Photo Credit: John S. Peterson

Notes from a Chaotic Week 1 of College Football

September 21, 2020

My only real prediction for this 2020 college football season was chaos. That was back in late spring, when I was still pretty sure we’d have a full schedule, and I was only thinking about on-field chaos. The regular rhythm of preparation had already been disrupted by the cancellation of spring football and it seemed certain things would only get messier from there—canceled games, stop-and-start practice schedules, players opting out, a severely reduced home-field advantage and a weekly injury list with names in the double-digits.

It wasn’t a particularly bold prediction, but if Week 1 of this taped-together football season was any indication of what’s to come chaos may indeed reign.

Now, nine games is not a large enough sample size to make any sweeping claims about the state of football in 2020, but as I watched BYU deliver Navy its worst loss in 13 seasons under head coach Ken Niumatalolo, I grew curious enough to at least peek at the early returns. I wanted to know how close the consensus point spreads had come to predicting the actual outcome of the games.

Week 1s are always a bit noisy in that regard. You build some preseason power ratings based on the knowns and some conservative projections and let it rip, but there are always surprises the first time new teams play for real. Week 1 is also typically full of mismatches, soft openings if you will, which creates a lot of room for the spreads to be off. That’s all true under normal circumstances. This year you could add all of the uncertainty of the offseason to that.

Last year’s first full week of football included 84 games. The home team was favored by 15.9 points on average. Compare the actual margins in those games to the predicted margins via the spread and the average game was within 10.8 points of the line. For the average game with a predicted 16-point win you were looking at an actual margin between about five and 27 points. For a Week 1, I thought that number was pretty solid. I expected the range to be wider.

Over the first nine games of 2020, it was. The home team in last week’s slate, which included no such P5/G5 soft openings, was favored by an average of 9.2 points and the average result was only within 21 points of the consensus spread. BYU, a one-point favorite on the road at Navy, won by 49. Army was a 3.5-point favorite over Middle Tennessee, a program that has won at least seven games in four of the past five seasons, and shutout the Blue Raiders in a 42-0 win. And, while it wasn’t the biggest departure of the week from the line, perhaps the most surprising result was South Alabama winning 32-21 as a 12.5-point underdog at Southern Miss. Golden Eagles head coach Jay Hopson, in his fifth season with a 28-23 record, resigned on Monday, a move that would seem to be about more than just a season-opening loss though no additional details have yet emerged.

Of the first nine games of the 2020 season, just three were within a touchdown of the spread. Here are a few other random observations from Week 1:

The Option Is the Perfect Pandemic Offense

This was another of my working theories entering 2020, the thinking being that the option is based less on individual talent than your typical spread attack and thus better able to deal with fluctuating player availability. Also, all of the teams running the option have been doing it for years which seemed like an additional edge. I felt pretty good about this theory as Army rushed for 340 yards while attempting four passes, but then . . .

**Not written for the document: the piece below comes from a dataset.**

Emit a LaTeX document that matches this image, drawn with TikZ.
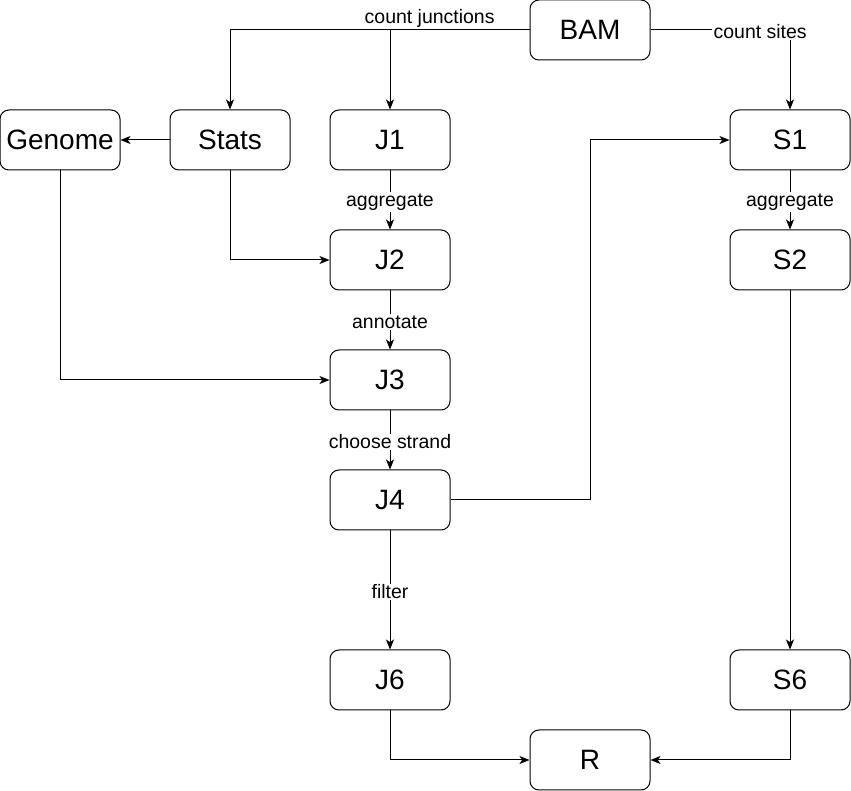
\documentclass[tikz,border=0pt]{standalone}
\usepackage{fontspec}
\setmainfont{Liberation Sans}
\usetikzlibrary{arrows.meta}

\begin{document}

\begin{tikzpicture}[x=0.75pt,y=-0.75pt,
 box/.style={draw, line width=0.75pt, rounded corners=6.75pt, minimum width=90pt, minimum height=45pt, inner sep=0pt, font=\fontsize{21}{25}\selectfont},
 arr/.style={line width=0.75pt, -{Stealth[length=7.5pt, width=6pt, inset=2pt]}},
 lbl/.style={fill=white, inner sep=1pt, yshift=-1.5pt, font=\fontsize{14.6}{17}\selectfont}]

\useasboundingbox (0,0) rectangle (851,791);

\node[box] (BAM) at (590,30) {BAM};

\node[box] (Genome) at (60,140) {Genome};
\node[box] (Stats) at (230,140) {Stats};
\node[box] (J1) at (390,140) {J1};
\node[box] (S1) at (790,140) {S1};

\node[box] (J2) at (390,260) {J2};
\node[box] (S2) at (790,260) {S2};

\node[box] (J3) at (390,380) {J3};
\node[box] (J4) at (390,500) {J4};

\node[box] (J6) at (390,680) {J6};
\node[box] (S6) at (790,680) {S6};

\node[box] (R) at (590,760) {R};

%\draw[red] (0,0) grid (851,791);

\draw[arr] (BAM) -| node[lbl, fill=none, pos=0.1667, yshift=10.5pt] {count junctions} (Stats);
\draw[arr] (BAM) -| (J1);
\draw[arr] (BAM) -| node[lbl, pos=0.393] {count sites} (S1);

\draw[arr] (Stats) -- (Genome);
\draw[arr] (Stats) |- (J2);
\draw[arr] (Genome) |- (J3);

\draw[arr] (J1) -- node[lbl] {aggregate} (J2);
\draw[arr] (S1) -- node[lbl] {aggregate} (S2);
\draw[arr] (J2) -- node[lbl] {annotate} (J3);
\draw[arr] (J3) -- node[lbl] {choose strand} (J4);

\draw[arr] (J4) -| (R |- S1) -- (S1);

\draw[arr] (J4) -- node[lbl] {filter} (J6);
\draw[arr] (S2) -- (S6);

\draw[arr] (J6) |- (R);
\draw[arr] (S6) |- (R);

\end{tikzpicture}

\end{document}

The Option Is Not the Perfect Pandemic Offense

. . . Navy played. The Midshipmen rushed for 119 yards on 39 carries (3.1 ypc), their lowest rushing total since November of 2018. Navy’s defense—which, when things are going well, might only be on the field for 25 minutes a game but was out there for 37 minutes against the Cougars—wasn’t any better, allowing 580 yards and 52 points. As plenty of people noted during Monday’s blowout, Navy’s approach to practicing through a pandemic included no live tackling. Was that the reason everything fell apart almost immediately for the Midshipmen? Maybe not on its own, but Niumatalolo owned it following the game.

What of Home-Field Advantage?

Normally you can give teams a two- or three-point advantage for playing at home. Some places are a probably a little greater than that, a few might be smaller, but as a rule of thumb three points is a good starting point. It’s still too early to know if that needs to be adjusted down for mostly empty stadiums, but it’s worth watching as the season progresses. Home teams went 6-3 straight up over the first week, 5-4 against the spread.

It’s Just Going to Be Like This

There were 24 games scheduled for the week ahead, including the start of play for Big 12 and ACC teams, but four have already been postponed due to COVID-19 complications: SMU at TCU, Tulsa at Oklahoma State, Marshall at ECU and FIU at UCF. In its announcement on the postponement, Tulsa noted that it had only been able to hold seven practices since the start of fall camp on Aug. 7.